_Entries:_
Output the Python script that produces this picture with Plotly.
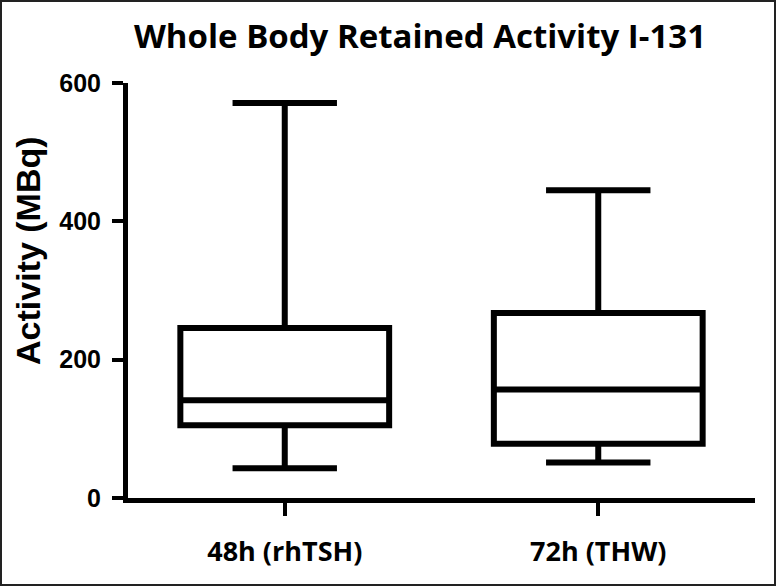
import plotly.graph_objects as go

categories = ["48h (rhTSH)", "72h (THW)"]
minimum = [42.9, 51.2]
q1 = [105.1, 78.6]
median = [141.2, 156.7]
q3 = [245.8, 267.5]
maximum = [571.1, 444.8]
y_ticks = [0, 200, 400, 600]

W, H = 776, 586
L, R, T, B = 128, 21, 83, 88
pw, ph = W - L - R, H - T - B

fig = go.Figure()
fig.add_trace(go.Box(
    x=categories, q1=q1, median=median, q3=q3,
    lowerfence=minimum, upperfence=maximum,
    boxpoints=False, width=0.666, whiskerwidth=0.5,
    fillcolor="white", line=dict(color="black", width=6),
    hoverinfo="skip", showlegend=False,
))

fig.update_layout(
    width=W, height=H, autosize=False,
    margin=dict(l=L, r=R, t=T, b=B, pad=0),
    paper_bgcolor="white", plot_bgcolor="white",
    title=dict(text="<b>Whole Body Retained Activity I-131</b>",
               x=420 / W, xanchor="center", xref="container",
               y=1 - 36 / H, yanchor="middle", yref="container",
               font=dict(family="Open Sans", size=33, color="black")),
    xaxis=dict(
        range=[-0.5, 1.5], showgrid=False, zeroline=False, automargin=False,
        showline=True, linecolor="black", linewidth=5,
        ticks="outside", ticklen=13, tickwidth=4, tickcolor="black",
        tickfont=dict(family="Open Sans", size=27, color="black"),
        ticklabelstandoff=13,
        tickvals=categories, ticktext=["<b>%s</b>" % c for c in categories],
    ),
    yaxis=dict(
        range=[0, 600], showgrid=False, zeroline=False, automargin=False,
        showline=True, linecolor="black", linewidth=5,
        ticks="outside", ticklen=11, tickwidth=4, tickcolor="black",
        tickvals=y_ticks, ticktext=["<b>%d</b>" % v for v in y_ticks],
        tickfont=dict(family="Liberation Sans", size=25, color="black"),
        ticklabelstandoff=6,
    ),
    annotations=[dict(
        text="<b>Activity (MBq)</b>", textangle=-90,
        xref="paper", yref="paper",
        x=(28 - L) / pw, y=(H - B - 251) / ph,
        xanchor="center", yanchor="middle", showarrow=False,
        font=dict(family="Liberation Sans", size=34, color="black"),
    )],
    shapes=[dict(
        type="rect", xref="paper", yref="paper",
        x0=(1 - L) / pw, x1=(W - 1 - L) / pw,
        y0=(H - B - (H - 1)) / ph, y1=(H - B - 1) / ph,
        line=dict(color="#222222", width=2), fillcolor="rgba(0,0,0,0)",
        layer="above",
    )],
)

fig.write_html("out.html", config={"displayModeBar": False},
               post_script="document.body.style.margin='0';document.body.style.overflow='hidden';")
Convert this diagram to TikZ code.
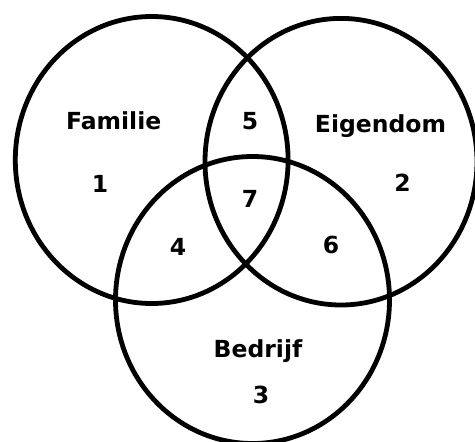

_Problem details:_ Repeat the lines of the listing above verbatim, beginning at its first line and ending at the line containing "import plotly.graph_objects as go", which is included. Omit pictures.

_Output of the task:_
Output the Python script that produces this picture with Plotly.
import plotly.graph_objects as go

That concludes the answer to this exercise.